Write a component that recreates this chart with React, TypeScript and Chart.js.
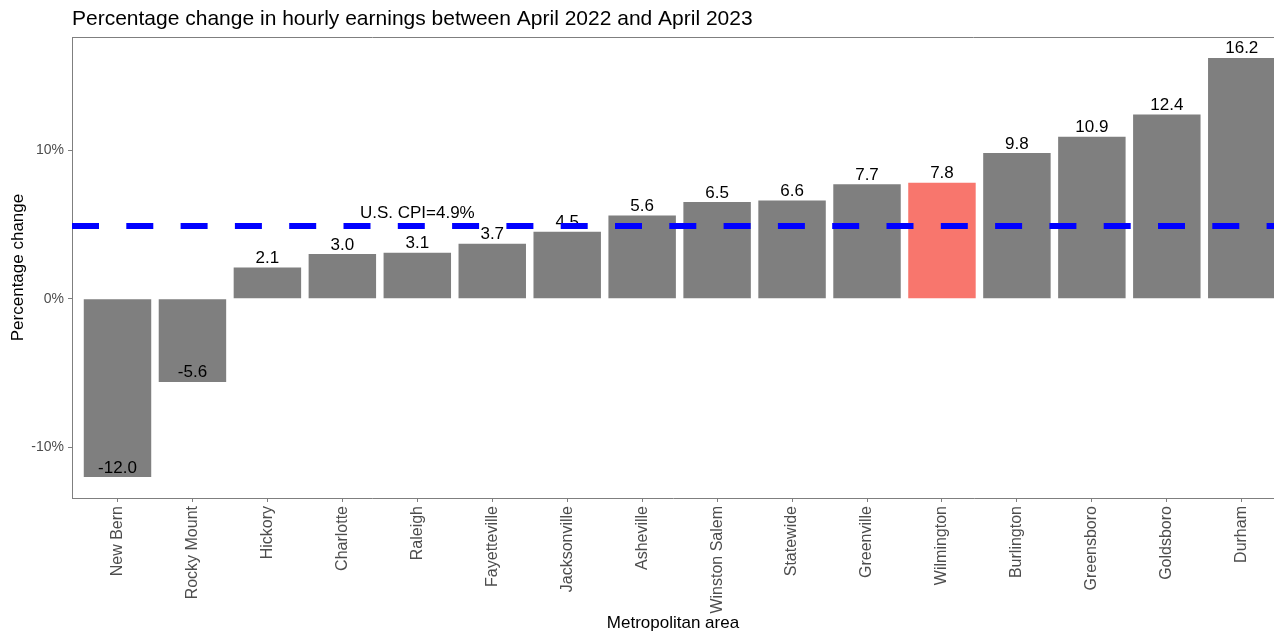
import React, { useEffect, useRef } from "react";
import { Chart, registerables } from "chart.js";

Chart.register(...registerables);

const cities = [
  "New Bern", "Rocky Mount", "Hickory", "Charlotte", "Raleigh", "Fayetteville",
  "Jacksonville", "Asheville", "Winston Salem", "Statewide", "Greenville",
  "Wilmington", "Burlington", "Greensboro", "Goldsboro", "Durham",
];
const changes = [-12.0, -5.6, 2.1, 3.0, 3.1, 3.7, 4.5, 5.6, 6.5, 6.6, 7.7, 7.8, 9.8, 10.9, 12.4, 16.2];
const highlight = "Wilmington";
const cpi = 4.9;
const cpiLabel = "U.S. CPI=4.9%";
const cpiLabelAt = 4;
const yTicks = [-10, 0, 10];
const titleText = "Percentage change in hourly earnings between April 2022 and April 2023";

const FONT = "'Liberation Sans', Arial, Helvetica, sans-serif";
const X_MIN = -0.607;
const X_MAX = 15.43;
const Y_MIN = -13.41;
const Y_MAX = 17.61;

const overlayPlugin = {
  id: "overlay",
  afterDatasetDraw(chart: any, args: any) {
    if (args.index !== 0) return;
    const ctx = chart.ctx;
    const xs = chart.scales.x;
    const ys = chart.scales.y;
    ctx.save();
    ctx.fillStyle = "#000000";
    ctx.font = `17px ${FONT}`;
    ctx.textAlign = "center";
    ctx.textBaseline = "alphabetic";
    changes.forEach((v, i) => {
      ctx.fillText(v.toFixed(1), xs.getPixelForValue(i), ys.getPixelForValue(v) - 4.5);
    });
    ctx.fillText(cpiLabel, xs.getPixelForValue(cpiLabelAt), ys.getPixelForValue(cpi) - 8);
    ctx.restore();
  },
  afterDraw(chart: any) {
    const ctx = chart.ctx;
    const a = chart.chartArea;
    ctx.save();
    ctx.strokeStyle = "#7f7f7f";
    ctx.lineWidth = 1;
    ctx.beginPath();
    ctx.moveTo(a.left, a.top + 0.5);
    ctx.lineTo(a.right, a.top + 0.5);
    ctx.stroke();
    ctx.fillStyle = "#000000";
    ctx.font = `21px ${FONT}`;
    ctx.textAlign = "left";
    ctx.textBaseline = "alphabetic";
    ctx.fillText(titleText, a.left, 24.5);
    ctx.restore();
  },
};

export default function App() {
  const ref = useRef<HTMLCanvasElement | null>(null);
  useEffect(() => {
    if (!ref.current) return;
    const chart = new Chart(ref.current, {
      type: "bar",
      data: {
        datasets: [
          {
            type: "bar",
            data: changes.map((v, i) => ({ x: i, y: v })),
            backgroundColor: cities.map((c) => (c === highlight ? "#F8766D" : "#7F7F7F")),
            barPercentage: 0.9,
            categoryPercentage: 1,
            borderWidth: 0,
            order: 1,
          } as any,
          {
            type: "line",
            data: [{ x: X_MIN, y: cpi }, { x: X_MAX, y: cpi }],
            borderColor: "#0000FF",
            borderWidth: 6,
            borderDash: [27, 27.3],
            borderCapStyle: "butt",
            pointRadius: 0,
            fill: false,
            order: 0,
          } as any,
        ],
      },
      options: {
        animation: false,
        responsive: false,
        devicePixelRatio: 1,
        layout: { padding: { top: 37, left: 0, right: 0, bottom: 0 } },
        plugins: { legend: { display: false }, tooltip: { enabled: false }, title: { display: false } },
        scales: {
          x: {
            type: "linear",
            min: X_MIN,
            max: X_MAX,
            offset: false,
            afterBuildTicks: (s: any) => {
              s.ticks = cities.map((_, i) => ({ value: i }));
            },
            afterFit: (s: any) => {
              s.height = 138;
            },
            grid: { offset: false, drawOnChartArea: false, tickLength: 4, color: "#7f7f7f" },
            border: { display: true, color: "#7f7f7f", width: 1 },
            ticks: {
              autoSkip: false,
              minRotation: 90,
              maxRotation: 90,
              padding: 4,
              color: "#4D4D4D",
              font: { family: FONT, size: 16 },
              callback: (v: any) => cities[v] ?? "",
            },
            title: {
              display: true,
              text: "Metropolitan area",
              color: "#000000",
              font: { family: FONT, size: 17 },
              padding: { top: 0, bottom: 2 },
            },
          },
          y: {
            type: "linear",
            min: Y_MIN,
            max: Y_MAX,
            afterBuildTicks: (s: any) => {
              s.ticks = yTicks.map((v) => ({ value: v }));
            },
            afterFit: (s: any) => {
              s.width = 72;
            },
            grid: { drawOnChartArea: false, tickLength: 4, color: "#7f7f7f" },
            border: { display: true, color: "#7f7f7f", width: 1 },
            ticks: {
              padding: 4,
              color: "#4D4D4D",
              font: { family: FONT, size: 14 },
              callback: (v: any) => `${v}%`,
            },
            title: {
              display: true,
              text: "Percentage change",
              color: "#000000",
              font: { family: FONT, size: 17 },
              padding: { top: 8, bottom: 0 },
            },
          },
        },
      } as any,
      plugins: [overlayPlugin],
    });
    return () => chart.destroy();
  }, []);
  return (
    <div style={{ position: "absolute", left: 0, top: 0, width: 1274, height: 636, background: "#ffffff" }}>
      <canvas ref={ref} width={1274} height={636} style={{ display: "block" }} />
    </div>
  );
}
────────────────────────────────────────
### Task to complete
Return only the lines from the start of the data through the line that contains "Chart.register(...registerables);", please, copying them exactly and omitting all pictures.

### Result of the task
Write a component that recreates this chart with React, TypeScript and Chart.js.
import React, { useEffect, useRef } from "react";
import { Chart, registerables } from "chart.js";

Chart.register(...registerables);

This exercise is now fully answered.